Define new random variables
$$\begin{align}
    \Phi' &= \arcsin(X) \\
  \Theta' &= \arctan_2\left(\frac{Y}{\sqrt{1 - X^2}}, \frac{-Z}{\sqrt{1 - X^2}}\right).
\end{align}$$

Rotation is measure preserving so the density of $\Phi'$ and $\Theta'$ is the same:
$f_{\Phi', \Theta'}(\varphi, \theta) = \frac{1}{4\pi} \cos(\varphi)$.
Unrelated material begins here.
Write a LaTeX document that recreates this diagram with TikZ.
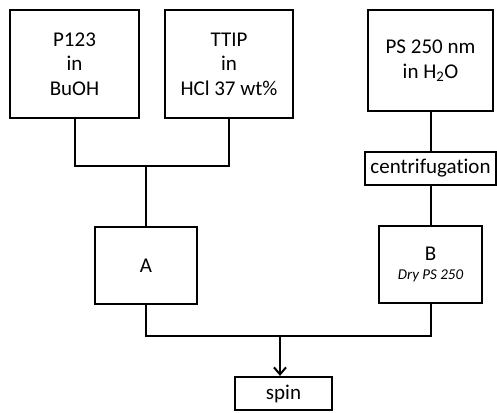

The expressions for A and B are:
$$\begin{align}
  A &= \left\{ 0 < \Theta < \frac{\pi}{4} \right\}
   &&= \{ 0 < X < 1,\ 0 < Y < X \}
   &&= \left\{ 0 < \Theta' < \pi,\ 0 < \Phi' < \frac{\pi}{2},\ \sin(\Theta') < \tan(\Phi') \right\} \\
  B &= \{ \Phi = 0 \}
   &&= \{ Z = 0 \}
   &&= \left\{ \Theta' = -\frac{\pi}{2} \right\} \cup \left\{ \Theta' = \frac{\pi}{2} \right\}.
\end{align}$$

Attempting again to evaluate the conditional probability as a limit of conditioning on the events
$B^\prime_\varepsilon = \left\{ \left|\Theta' + \frac{\pi}{2}\right| < \varepsilon \right\} \cup \left\{ \left|\Theta'-\frac{\pi}{2}\right| < \varepsilon \right\}.$

Using L'Hôpital's rule and differentiation under the integral sign:
$$\begin{align}
  P(A \mid B) &\mathrel{\stackrel{?}{=}} \lim_{\varepsilon \to 0} \frac{P(A \cap B^\prime_\varepsilon )}{P(B^\prime_\varepsilon )}\\
    &= \lim_{\varepsilon \to 0} \frac{1}{\frac{4\varepsilon}{2\pi}}P\left( \frac{\pi}{2} - \varepsilon < \Theta' < \frac{\pi}{2} + \varepsilon,\ 0 < \Phi' < \frac{\pi}{2},\ \sin(\Theta') < \tan(\Phi') \right)\\
    &= \frac{\pi}{2} \lim_{\varepsilon \to 0} \frac{\partial}{\partial \varepsilon} \int_{{\pi}/{2}-\epsilon}^{{\pi}/{2}+\epsilon} \int_0^{{\pi}/{2}} 1_{\sin(\theta) < \tan(\varphi)} f_{\Phi', \Theta'}(\varphi, \theta) \mathrm{d}\varphi \mathrm{d}\theta \\
    &= \pi \int_0^{{\pi}/{2}} 1_{1 < \tan(\varphi)} f_{\Phi', \Theta'}\left(\varphi, \frac{\pi}{2}\right) \mathrm{d}\varphi \\
    &= \pi \int_{\pi/4}^{\pi/2} \frac{1}{4 \pi} \cos(\varphi) \mathrm{d}\varphi \\
    &= \frac{1}{4} \left( 1 - \frac{1}{\sqrt{2}} \right) \neq \frac{1}{8}
\end{align}$$

This shows that the conditional density cannot be treated as conditioning on an event of probability zero, as explained in Conditional probability#Conditioning on an event of probability zero.